Copy out the material below in full, but not its images.

● ● ● ●

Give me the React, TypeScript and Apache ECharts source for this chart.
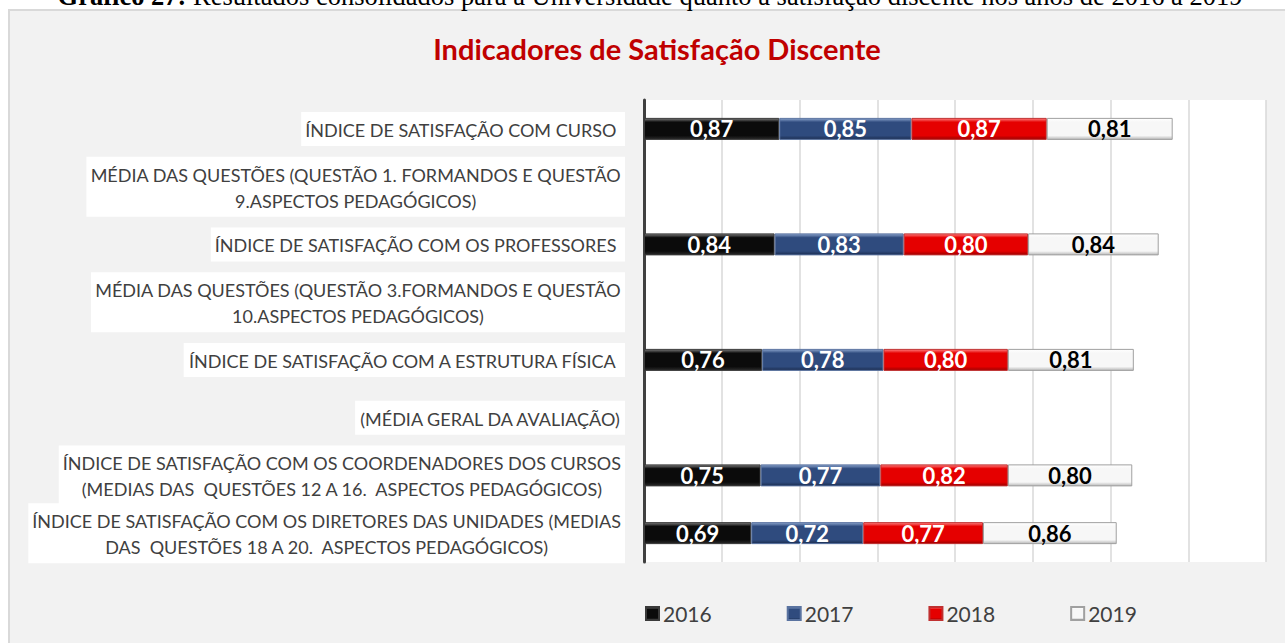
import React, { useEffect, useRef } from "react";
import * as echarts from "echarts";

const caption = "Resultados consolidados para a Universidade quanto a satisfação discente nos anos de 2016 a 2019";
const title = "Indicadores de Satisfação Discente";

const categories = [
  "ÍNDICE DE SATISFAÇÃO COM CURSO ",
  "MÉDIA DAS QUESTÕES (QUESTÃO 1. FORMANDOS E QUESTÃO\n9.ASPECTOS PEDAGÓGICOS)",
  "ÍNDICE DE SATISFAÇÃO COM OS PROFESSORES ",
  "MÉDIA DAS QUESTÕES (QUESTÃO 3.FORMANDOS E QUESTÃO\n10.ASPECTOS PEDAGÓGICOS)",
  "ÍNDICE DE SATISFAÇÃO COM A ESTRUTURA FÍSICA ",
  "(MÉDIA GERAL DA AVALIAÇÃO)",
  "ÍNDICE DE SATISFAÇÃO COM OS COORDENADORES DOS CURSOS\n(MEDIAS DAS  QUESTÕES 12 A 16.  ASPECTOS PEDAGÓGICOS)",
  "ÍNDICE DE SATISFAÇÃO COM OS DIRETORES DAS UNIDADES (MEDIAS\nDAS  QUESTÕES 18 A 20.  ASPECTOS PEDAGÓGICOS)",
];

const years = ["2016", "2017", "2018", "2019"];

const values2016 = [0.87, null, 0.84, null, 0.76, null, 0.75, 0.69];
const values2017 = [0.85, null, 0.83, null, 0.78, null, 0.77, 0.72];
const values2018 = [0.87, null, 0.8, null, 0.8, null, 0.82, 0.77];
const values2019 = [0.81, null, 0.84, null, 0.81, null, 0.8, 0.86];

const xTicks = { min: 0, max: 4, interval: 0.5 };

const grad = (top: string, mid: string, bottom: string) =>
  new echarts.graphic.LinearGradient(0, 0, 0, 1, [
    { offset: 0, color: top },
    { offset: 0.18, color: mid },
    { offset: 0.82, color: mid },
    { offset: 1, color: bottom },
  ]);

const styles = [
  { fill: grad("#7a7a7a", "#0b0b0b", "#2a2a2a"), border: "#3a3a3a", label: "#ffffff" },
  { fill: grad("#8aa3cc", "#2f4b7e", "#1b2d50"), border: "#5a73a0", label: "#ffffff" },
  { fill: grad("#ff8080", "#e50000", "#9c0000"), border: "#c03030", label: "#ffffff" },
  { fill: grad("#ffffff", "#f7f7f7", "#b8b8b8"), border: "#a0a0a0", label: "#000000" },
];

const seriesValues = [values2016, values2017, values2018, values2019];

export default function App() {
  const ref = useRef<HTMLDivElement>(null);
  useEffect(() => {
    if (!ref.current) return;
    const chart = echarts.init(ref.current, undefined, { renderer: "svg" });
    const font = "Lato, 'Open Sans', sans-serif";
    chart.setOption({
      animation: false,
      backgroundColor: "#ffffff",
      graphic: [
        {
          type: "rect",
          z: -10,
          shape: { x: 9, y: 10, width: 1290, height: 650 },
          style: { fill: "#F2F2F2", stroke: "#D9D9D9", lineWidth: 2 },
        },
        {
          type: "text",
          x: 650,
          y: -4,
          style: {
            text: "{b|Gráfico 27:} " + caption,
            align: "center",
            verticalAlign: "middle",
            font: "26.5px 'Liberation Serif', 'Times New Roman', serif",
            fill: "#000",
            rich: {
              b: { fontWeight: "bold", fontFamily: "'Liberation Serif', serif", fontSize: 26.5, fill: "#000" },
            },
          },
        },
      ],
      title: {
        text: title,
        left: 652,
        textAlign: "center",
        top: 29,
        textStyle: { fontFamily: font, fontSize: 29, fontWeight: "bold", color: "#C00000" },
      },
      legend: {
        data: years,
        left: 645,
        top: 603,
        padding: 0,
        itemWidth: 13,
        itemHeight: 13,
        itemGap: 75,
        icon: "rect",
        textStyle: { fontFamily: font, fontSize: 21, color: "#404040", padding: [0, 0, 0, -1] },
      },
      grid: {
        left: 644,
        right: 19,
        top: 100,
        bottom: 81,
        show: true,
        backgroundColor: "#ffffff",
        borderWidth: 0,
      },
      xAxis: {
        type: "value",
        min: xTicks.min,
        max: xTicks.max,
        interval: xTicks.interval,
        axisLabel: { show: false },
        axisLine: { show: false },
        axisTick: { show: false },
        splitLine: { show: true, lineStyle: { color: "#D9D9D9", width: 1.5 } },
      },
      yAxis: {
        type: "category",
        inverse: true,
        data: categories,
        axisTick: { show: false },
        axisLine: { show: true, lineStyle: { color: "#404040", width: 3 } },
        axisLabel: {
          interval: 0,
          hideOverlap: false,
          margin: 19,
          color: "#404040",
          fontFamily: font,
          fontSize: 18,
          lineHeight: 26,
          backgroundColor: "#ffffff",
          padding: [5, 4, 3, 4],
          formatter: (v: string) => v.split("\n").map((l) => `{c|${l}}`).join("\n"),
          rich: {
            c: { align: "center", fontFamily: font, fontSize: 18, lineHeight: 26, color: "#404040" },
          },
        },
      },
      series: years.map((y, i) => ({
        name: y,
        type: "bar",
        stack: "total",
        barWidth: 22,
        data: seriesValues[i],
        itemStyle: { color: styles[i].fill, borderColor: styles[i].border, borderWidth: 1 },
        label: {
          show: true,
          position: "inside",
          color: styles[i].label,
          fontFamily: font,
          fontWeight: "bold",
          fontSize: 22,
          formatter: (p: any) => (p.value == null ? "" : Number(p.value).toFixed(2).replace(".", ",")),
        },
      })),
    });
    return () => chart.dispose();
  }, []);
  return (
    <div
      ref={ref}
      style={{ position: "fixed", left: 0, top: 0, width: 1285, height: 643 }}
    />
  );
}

● ● ● ●

▸ **RESULT FOR THIS EXERCISE**:
Give me the React, TypeScript and Apache ECharts source for this chart.
import React, { useEffect, useRef } from "react";
import * as echarts from "echarts";

const caption = "Resultados consolidados para a Universidade quanto a satisfação discente nos anos de 2016 a 2019";
const title = "Indicadores de Satisfação Discente";

const categories = [
  "ÍNDICE DE SATISFAÇÃO COM CURSO ",
  "MÉDIA DAS QUESTÕES (QUESTÃO 1. FORMANDOS E QUESTÃO\n9.ASPECTOS PEDAGÓGICOS)",
  "ÍNDICE DE SATISFAÇÃO COM OS PROFESSORES ",
  "MÉDIA DAS QUESTÕES (QUESTÃO 3.FORMANDOS E QUESTÃO\n10.ASPECTOS PEDAGÓGICOS)",
  "ÍNDICE DE SATISFAÇÃO COM A ESTRUTURA FÍSICA ",
  "(MÉDIA GERAL DA AVALIAÇÃO)",
  "ÍNDICE DE SATISFAÇÃO COM OS COORDENADORES DOS CURSOS\n(MEDIAS DAS  QUESTÕES 12 A 16.  ASPECTOS PEDAGÓGICOS)",
  "ÍNDICE DE SATISFAÇÃO COM OS DIRETORES DAS UNIDADES (MEDIAS\nDAS  QUESTÕES 18 A 20.  ASPECTOS PEDAGÓGICOS)",
];

const years = ["2016", "2017", "2018", "2019"];

const values2016 = [0.87, null, 0.84, null, 0.76, null, 0.75, 0.69];
const values2017 = [0.85, null, 0.83, null, 0.78, null, 0.77, 0.72];
const values2018 = [0.87, null, 0.8, null, 0.8, null, 0.82, 0.77];
const values2019 = [0.81, null, 0.84, null, 0.81, null, 0.8, 0.86];

const xTicks = { min: 0, max: 4, interval: 0.5 };

const grad = (top: string, mid: string, bottom: string) =>
  new echarts.graphic.LinearGradient(0, 0, 0, 1, [
    { offset: 0, color: top },
    { offset: 0.18, color: mid },
    { offset: 0.82, color: mid },
    { offset: 1, color: bottom },
  ]);

const styles = [
  { fill: grad("#7a7a7a", "#0b0b0b", "#2a2a2a"), border: "#3a3a3a", label: "#ffffff" },
  { fill: grad("#8aa3cc", "#2f4b7e", "#1b2d50"), border: "#5a73a0", label: "#ffffff" },
  { fill: grad("#ff8080", "#e50000", "#9c0000"), border: "#c03030", label: "#ffffff" },
  { fill: grad("#ffffff", "#f7f7f7", "#b8b8b8"), border: "#a0a0a0", label: "#000000" },
];

const seriesValues = [values2016, values2017, values2018, values2019];

export default function App() {
  const ref = useRef<HTMLDivElement>(null);
  useEffect(() => {
    if (!ref.current) return;
    const chart = echarts.init(ref.current, undefined, { renderer: "svg" });
    const font = "Lato, 'Open Sans', sans-serif";
    chart.setOption({
      animation: false,
      backgroundColor: "#ffffff",
      graphic: [
        {
          type: "rect",
          z: -10,
          shape: { x: 9, y: 10, width: 1290, height: 650 },
          style: { fill: "#F2F2F2", stroke: "#D9D9D9", lineWidth: 2 },
        },
        {
          type: "text",
          x: 650,
          y: -4,
          style: {
            text: "{b|Gráfico 27:} " + caption,
            align: "center",
            verticalAlign: "middle",
            font: "26.5px 'Liberation Serif', 'Times New Roman', serif",
            fill: "#000",
            rich: {
              b: { fontWeight: "bold", fontFamily: "'Liberation Serif', serif", fontSize: 26.5, fill: "#000" },
            },
          },
        },
      ],
      title: {
        text: title,
        left: 652,
        textAlign: "center",
        top: 29,
        textStyle: { fontFamily: font, fontSize: 29, fontWeight: "bold", color: "#C00000" },
      },
      legend: {
        data: years,
        left: 645,
        top: 603,
        padding: 0,
        itemWidth: 13,
        itemHeight: 13,
        itemGap: 75,
        icon: "rect",
        textStyle: { fontFamily: font, fontSize: 21, color: "#404040", padding: [0, 0, 0, -1] },
      },
      grid: {
        left: 644,
        right: 19,
        top: 100,
        bottom: 81,
        show: true,
        backgroundColor: "#ffffff",
        borderWidth: 0,
      },
      xAxis: {
        type: "value",
        min: xTicks.min,
        max: xTicks.max,
        interval: xTicks.interval,
        axisLabel: { show: false },
        axisLine: { show: false },
        axisTick: { show: false },
        splitLine: { show: true, lineStyle: { color: "#D9D9D9", width: 1.5 } },
      },
      yAxis: {
        type: "category",
        inverse: true,
        data: categories,
        axisTick: { show: false },
        axisLine: { show: true, lineStyle: { color: "#404040", width: 3 } },
        axisLabel: {
          interval: 0,
          hideOverlap: false,
          margin: 19,
          color: "#404040",
          fontFamily: font,
          fontSize: 18,
          lineHeight: 26,
          backgroundColor: "#ffffff",
          padding: [5, 4, 3, 4],
          formatter: (v: string) => v.split("\n").map((l) => `{c|${l}}`).join("\n"),
          rich: {
            c: { align: "center", fontFamily: font, fontSize: 18, lineHeight: 26, color: "#404040" },
          },
        },
      },
      series: years.map((y, i) => ({
        name: y,
        type: "bar",
        stack: "total",
        barWidth: 22,
        data: seriesValues[i],
        itemStyle: { color: styles[i].fill, borderColor: styles[i].border, borderWidth: 1 },
        label: {
          show: true,
          position: "inside",
          color: styles[i].label,
          fontFamily: font,
          fontWeight: "bold",
          fontSize: 22,
          formatter: (p: any) => (p.value == null ? "" : Number(p.value).toFixed(2).replace(".", ",")),
        },
      })),
    });
    return () => chart.dispose();
  }, []);
  return (
    <div
      ref={ref}
      style={{ position: "fixed", left: 0, top: 0, width: 1285, height: 643 }}
    />
  );
}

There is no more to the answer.